# [Task details]
Find the word "this" in the data. Return every line where it appears.

# [Records]
[START]
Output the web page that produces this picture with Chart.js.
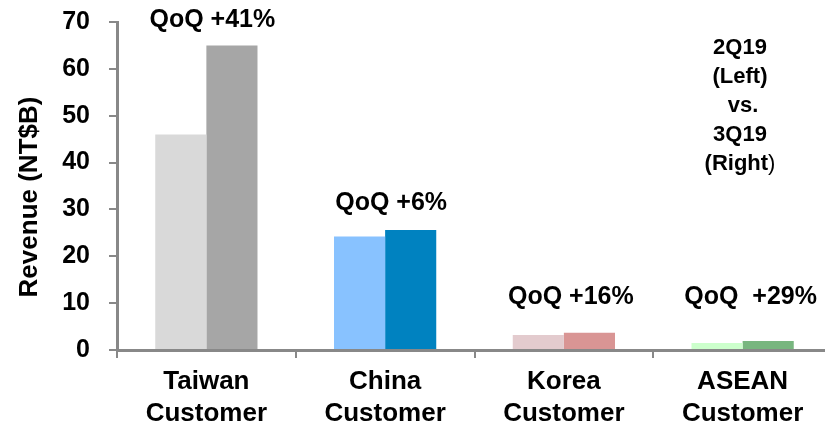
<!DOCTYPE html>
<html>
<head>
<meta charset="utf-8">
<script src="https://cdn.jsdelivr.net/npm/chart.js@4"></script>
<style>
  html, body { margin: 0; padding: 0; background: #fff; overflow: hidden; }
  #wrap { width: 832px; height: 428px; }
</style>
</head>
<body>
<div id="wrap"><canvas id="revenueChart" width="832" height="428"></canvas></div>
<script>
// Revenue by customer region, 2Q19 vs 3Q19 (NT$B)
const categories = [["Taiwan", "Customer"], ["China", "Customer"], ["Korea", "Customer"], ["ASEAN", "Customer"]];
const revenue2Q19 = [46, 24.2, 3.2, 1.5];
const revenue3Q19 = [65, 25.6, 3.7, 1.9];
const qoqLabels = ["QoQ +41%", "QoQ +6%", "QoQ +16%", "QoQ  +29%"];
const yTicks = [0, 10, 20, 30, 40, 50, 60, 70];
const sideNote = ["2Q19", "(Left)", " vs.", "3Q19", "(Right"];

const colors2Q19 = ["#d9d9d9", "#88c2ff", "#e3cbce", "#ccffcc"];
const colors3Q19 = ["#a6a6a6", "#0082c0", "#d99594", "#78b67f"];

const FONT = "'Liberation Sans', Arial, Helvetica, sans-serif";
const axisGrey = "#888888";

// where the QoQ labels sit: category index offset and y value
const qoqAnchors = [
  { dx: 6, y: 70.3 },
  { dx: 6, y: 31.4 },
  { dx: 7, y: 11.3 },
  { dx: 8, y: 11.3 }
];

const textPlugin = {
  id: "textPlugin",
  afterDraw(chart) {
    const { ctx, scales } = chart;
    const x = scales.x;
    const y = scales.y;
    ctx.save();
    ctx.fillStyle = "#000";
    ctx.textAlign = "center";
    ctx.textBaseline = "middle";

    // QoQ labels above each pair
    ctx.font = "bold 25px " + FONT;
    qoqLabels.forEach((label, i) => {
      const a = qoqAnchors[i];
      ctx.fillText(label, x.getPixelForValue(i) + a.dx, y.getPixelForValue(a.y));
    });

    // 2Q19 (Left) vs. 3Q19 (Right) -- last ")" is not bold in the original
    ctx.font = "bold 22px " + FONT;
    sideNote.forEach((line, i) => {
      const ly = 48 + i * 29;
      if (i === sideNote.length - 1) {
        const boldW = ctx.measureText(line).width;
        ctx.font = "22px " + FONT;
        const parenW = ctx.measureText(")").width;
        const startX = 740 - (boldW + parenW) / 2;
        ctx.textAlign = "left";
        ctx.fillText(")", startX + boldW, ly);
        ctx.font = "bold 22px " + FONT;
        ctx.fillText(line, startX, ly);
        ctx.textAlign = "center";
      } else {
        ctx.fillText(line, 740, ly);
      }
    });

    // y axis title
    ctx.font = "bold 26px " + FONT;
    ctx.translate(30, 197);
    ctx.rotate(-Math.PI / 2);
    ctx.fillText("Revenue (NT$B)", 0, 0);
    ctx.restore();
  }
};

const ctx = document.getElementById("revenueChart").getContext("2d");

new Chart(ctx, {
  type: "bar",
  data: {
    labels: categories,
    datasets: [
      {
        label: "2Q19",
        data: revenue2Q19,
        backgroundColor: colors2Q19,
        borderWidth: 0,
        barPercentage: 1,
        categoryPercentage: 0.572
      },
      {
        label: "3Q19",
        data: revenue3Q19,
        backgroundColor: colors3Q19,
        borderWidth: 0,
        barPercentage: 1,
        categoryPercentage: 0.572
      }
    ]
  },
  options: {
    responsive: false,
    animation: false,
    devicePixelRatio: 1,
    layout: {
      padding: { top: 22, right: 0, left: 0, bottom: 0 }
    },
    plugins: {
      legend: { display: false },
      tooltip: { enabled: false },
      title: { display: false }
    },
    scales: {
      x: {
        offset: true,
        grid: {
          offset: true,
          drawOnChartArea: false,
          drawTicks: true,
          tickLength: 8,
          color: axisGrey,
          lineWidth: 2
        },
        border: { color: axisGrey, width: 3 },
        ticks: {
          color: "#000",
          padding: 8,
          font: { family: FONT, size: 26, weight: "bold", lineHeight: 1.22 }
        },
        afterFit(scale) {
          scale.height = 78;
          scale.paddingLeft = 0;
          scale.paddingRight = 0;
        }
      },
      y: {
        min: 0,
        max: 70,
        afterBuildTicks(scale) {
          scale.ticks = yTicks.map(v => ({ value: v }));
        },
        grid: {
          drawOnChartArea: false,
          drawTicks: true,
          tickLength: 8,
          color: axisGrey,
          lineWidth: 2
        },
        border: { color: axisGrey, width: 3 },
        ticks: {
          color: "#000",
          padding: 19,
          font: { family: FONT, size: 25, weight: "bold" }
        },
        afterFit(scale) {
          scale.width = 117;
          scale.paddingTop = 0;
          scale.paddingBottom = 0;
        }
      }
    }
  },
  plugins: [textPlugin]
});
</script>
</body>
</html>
[END]
[START]
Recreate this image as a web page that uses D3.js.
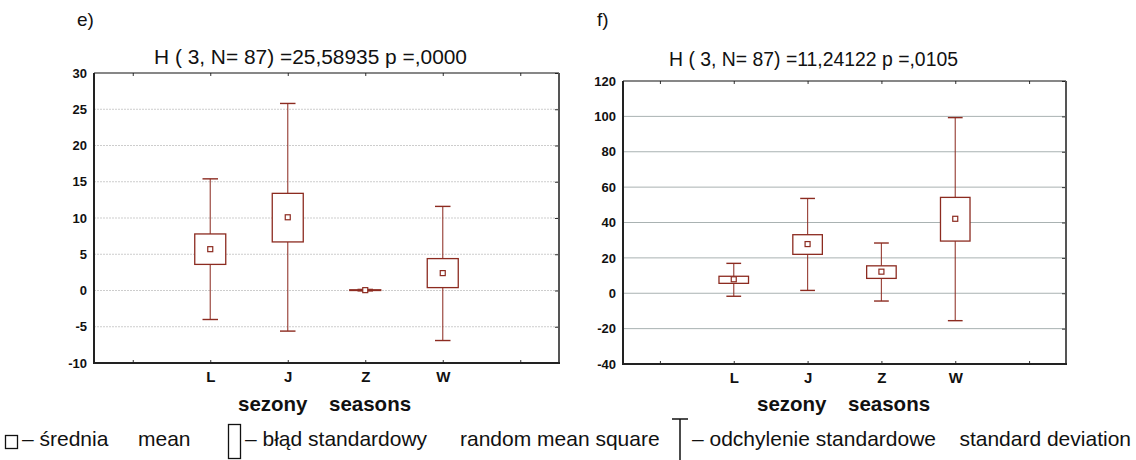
[END]
[START]
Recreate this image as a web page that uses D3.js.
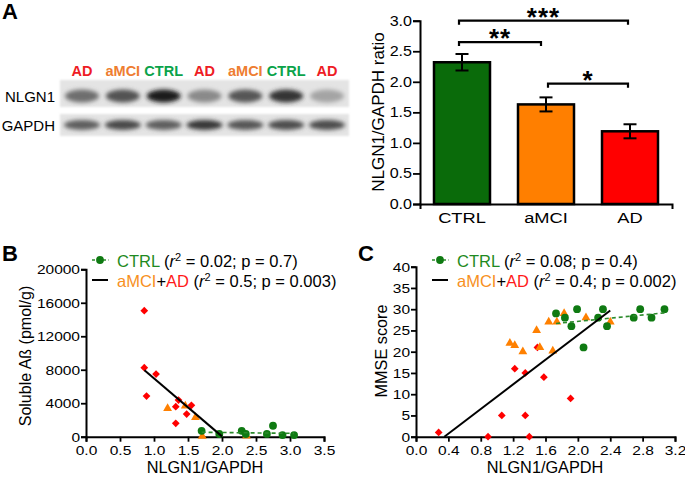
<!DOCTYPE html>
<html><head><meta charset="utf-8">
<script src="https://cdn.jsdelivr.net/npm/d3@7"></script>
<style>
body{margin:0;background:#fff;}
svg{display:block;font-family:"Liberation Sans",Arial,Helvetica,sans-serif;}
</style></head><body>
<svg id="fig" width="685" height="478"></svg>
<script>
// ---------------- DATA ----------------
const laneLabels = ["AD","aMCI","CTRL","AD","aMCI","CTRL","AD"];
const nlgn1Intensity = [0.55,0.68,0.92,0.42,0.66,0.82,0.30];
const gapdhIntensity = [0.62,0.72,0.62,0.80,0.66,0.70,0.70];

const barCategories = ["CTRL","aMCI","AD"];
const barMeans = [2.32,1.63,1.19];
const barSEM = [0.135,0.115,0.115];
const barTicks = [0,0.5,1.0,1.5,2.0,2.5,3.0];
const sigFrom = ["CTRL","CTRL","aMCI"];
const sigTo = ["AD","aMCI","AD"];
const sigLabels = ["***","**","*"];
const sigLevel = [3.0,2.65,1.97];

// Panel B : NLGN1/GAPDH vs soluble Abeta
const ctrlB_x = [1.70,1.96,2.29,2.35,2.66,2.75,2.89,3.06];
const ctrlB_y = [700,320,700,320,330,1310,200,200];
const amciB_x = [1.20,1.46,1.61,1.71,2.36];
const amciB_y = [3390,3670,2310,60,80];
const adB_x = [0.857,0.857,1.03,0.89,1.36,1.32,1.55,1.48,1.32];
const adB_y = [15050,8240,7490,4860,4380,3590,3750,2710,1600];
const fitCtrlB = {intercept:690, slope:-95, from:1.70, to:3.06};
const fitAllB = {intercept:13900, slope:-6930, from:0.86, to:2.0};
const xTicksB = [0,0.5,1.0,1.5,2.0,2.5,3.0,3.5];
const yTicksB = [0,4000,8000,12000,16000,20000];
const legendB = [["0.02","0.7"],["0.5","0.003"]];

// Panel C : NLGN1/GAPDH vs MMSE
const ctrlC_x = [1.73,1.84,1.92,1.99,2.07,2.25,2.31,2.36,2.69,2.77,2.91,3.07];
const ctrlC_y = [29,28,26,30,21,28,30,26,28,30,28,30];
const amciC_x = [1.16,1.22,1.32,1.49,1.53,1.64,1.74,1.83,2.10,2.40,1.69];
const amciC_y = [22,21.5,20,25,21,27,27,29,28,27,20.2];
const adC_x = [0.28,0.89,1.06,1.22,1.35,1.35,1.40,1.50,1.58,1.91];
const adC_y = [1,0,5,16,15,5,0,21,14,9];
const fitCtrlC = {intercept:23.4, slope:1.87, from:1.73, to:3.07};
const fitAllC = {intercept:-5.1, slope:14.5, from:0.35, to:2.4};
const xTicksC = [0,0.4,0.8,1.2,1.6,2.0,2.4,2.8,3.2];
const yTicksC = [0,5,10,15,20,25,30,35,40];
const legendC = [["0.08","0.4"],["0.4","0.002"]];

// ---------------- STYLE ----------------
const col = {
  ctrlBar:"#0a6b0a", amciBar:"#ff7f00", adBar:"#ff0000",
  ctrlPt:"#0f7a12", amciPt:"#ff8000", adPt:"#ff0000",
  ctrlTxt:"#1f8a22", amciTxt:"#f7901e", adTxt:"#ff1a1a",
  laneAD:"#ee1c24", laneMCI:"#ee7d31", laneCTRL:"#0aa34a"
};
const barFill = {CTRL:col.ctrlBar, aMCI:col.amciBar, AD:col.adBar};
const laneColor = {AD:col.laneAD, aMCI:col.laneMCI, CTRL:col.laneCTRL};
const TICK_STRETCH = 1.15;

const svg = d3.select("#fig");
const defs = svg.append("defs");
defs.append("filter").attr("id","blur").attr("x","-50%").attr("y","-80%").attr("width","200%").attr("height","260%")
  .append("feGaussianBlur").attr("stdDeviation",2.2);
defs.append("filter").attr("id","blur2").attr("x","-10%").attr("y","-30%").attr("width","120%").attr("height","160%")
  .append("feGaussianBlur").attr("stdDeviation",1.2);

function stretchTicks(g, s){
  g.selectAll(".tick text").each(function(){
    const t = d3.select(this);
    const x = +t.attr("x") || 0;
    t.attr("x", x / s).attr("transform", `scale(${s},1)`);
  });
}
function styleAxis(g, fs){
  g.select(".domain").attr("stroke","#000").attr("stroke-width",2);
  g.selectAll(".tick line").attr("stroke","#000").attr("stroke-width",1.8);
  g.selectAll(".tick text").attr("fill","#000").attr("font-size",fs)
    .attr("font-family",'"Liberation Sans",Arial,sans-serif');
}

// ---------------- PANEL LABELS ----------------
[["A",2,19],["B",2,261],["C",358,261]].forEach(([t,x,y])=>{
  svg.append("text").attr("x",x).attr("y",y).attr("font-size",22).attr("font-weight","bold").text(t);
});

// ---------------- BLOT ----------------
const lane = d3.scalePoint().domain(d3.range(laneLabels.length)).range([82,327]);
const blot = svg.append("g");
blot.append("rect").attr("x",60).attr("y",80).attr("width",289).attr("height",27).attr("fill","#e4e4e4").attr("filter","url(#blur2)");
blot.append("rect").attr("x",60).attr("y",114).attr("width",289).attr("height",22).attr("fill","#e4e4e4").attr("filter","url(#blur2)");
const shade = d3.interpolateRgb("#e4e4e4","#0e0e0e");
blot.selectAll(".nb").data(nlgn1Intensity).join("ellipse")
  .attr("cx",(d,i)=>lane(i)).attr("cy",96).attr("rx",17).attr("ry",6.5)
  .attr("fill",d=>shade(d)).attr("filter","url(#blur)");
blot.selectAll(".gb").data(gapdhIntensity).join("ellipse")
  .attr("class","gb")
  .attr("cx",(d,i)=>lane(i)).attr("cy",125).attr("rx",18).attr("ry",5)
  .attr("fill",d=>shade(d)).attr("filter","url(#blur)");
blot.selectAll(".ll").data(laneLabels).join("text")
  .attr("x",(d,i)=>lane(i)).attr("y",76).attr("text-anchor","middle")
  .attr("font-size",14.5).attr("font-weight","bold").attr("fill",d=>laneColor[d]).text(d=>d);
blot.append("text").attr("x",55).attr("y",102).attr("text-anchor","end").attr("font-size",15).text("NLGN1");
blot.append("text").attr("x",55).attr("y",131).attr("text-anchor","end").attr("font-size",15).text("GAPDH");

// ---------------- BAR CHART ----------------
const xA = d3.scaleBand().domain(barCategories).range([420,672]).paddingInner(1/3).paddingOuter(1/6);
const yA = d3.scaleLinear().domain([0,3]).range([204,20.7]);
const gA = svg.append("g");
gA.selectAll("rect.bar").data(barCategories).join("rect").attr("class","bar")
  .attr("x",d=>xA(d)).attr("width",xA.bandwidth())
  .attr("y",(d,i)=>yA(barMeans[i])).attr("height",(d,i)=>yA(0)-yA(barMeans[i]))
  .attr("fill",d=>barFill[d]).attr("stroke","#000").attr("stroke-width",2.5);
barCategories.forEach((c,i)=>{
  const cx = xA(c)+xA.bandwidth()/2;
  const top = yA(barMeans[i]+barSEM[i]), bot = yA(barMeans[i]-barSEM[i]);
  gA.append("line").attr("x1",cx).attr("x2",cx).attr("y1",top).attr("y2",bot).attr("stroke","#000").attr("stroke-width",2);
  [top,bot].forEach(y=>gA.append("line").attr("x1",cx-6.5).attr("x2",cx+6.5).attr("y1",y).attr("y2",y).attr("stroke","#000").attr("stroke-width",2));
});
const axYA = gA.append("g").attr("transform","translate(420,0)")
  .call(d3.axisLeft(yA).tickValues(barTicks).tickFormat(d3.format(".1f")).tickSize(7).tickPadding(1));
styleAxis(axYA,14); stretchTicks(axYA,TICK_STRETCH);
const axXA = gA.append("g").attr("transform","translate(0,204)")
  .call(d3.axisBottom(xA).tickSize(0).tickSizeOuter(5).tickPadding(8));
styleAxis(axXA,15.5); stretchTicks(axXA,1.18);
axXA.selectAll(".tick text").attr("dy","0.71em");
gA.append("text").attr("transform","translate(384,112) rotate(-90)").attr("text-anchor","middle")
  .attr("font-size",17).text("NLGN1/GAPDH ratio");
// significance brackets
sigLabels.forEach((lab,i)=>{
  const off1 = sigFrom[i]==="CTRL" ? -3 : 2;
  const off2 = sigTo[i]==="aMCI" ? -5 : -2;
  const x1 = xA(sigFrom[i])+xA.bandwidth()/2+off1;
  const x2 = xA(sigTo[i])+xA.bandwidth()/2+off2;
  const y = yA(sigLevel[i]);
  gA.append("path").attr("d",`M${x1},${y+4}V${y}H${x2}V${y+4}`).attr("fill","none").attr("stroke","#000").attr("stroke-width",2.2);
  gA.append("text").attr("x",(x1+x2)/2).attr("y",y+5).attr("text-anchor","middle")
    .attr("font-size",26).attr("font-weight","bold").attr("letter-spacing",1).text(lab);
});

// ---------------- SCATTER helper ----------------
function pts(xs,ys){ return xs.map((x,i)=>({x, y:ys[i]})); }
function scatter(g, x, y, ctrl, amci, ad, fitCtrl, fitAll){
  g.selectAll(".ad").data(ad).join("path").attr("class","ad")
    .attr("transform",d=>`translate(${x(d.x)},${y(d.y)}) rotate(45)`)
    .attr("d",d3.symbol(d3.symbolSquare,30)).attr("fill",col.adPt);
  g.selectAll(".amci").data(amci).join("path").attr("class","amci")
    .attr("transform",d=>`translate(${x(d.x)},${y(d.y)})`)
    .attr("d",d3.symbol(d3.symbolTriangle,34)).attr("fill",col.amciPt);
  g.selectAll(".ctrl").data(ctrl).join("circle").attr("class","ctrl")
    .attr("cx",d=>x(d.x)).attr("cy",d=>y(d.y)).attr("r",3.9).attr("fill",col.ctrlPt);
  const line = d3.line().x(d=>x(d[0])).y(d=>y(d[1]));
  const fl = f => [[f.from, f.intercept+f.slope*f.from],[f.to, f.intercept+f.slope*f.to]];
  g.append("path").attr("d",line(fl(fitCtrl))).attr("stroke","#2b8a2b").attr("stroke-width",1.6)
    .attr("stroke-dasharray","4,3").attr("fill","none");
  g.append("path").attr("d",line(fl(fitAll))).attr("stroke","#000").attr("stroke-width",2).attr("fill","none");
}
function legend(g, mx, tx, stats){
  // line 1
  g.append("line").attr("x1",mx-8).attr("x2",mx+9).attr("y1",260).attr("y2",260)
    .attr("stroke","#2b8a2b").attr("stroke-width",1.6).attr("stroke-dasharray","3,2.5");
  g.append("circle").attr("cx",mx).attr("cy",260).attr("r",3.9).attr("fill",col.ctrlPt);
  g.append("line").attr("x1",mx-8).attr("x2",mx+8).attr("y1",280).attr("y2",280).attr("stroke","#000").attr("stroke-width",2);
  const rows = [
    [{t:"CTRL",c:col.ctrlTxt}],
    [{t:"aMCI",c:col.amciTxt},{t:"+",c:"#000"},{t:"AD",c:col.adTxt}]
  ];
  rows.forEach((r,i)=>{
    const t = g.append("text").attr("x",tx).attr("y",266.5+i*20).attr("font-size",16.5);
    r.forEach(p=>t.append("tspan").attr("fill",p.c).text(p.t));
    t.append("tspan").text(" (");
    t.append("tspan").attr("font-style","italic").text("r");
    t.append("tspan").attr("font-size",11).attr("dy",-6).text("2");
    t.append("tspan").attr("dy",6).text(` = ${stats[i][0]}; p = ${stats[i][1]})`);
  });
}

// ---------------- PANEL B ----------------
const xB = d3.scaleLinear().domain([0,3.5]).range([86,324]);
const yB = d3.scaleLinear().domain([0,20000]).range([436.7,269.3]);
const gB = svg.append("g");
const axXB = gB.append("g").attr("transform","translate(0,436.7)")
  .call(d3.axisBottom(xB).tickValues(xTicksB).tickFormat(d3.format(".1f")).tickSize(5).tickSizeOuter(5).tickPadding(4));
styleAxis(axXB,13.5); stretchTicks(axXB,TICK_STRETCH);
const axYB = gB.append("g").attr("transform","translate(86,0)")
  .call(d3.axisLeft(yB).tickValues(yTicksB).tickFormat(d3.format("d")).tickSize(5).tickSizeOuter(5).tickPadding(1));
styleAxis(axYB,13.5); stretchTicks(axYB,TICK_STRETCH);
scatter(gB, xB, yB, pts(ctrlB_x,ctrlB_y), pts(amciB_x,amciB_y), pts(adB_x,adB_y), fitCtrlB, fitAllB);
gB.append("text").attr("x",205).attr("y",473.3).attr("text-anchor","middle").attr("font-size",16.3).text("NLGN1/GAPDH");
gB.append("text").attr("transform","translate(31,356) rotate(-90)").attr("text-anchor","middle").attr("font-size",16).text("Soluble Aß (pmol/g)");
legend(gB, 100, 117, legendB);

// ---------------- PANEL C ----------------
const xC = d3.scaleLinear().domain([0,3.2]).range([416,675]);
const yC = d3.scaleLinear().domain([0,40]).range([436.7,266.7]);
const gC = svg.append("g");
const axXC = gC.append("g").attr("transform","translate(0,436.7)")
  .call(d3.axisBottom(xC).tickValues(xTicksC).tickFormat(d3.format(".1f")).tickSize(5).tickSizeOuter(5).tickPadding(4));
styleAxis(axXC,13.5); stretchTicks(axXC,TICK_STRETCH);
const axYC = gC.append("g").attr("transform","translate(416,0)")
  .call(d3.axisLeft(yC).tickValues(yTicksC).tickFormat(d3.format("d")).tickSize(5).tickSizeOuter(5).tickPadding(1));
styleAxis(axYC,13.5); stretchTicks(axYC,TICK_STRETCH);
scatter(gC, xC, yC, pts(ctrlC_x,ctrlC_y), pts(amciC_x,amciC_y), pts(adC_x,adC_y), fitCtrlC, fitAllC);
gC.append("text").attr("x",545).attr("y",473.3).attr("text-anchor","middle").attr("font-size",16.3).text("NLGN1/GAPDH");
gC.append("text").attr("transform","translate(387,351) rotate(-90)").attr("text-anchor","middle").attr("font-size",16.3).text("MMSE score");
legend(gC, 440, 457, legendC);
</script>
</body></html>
[END]
# [Exercise result]
Output the web page that produces this picture with Chart.js.
Recreate this image as a web page that uses D3.js.
Recreate this image as a web page that uses D3.js.
    const t = d3.select(this);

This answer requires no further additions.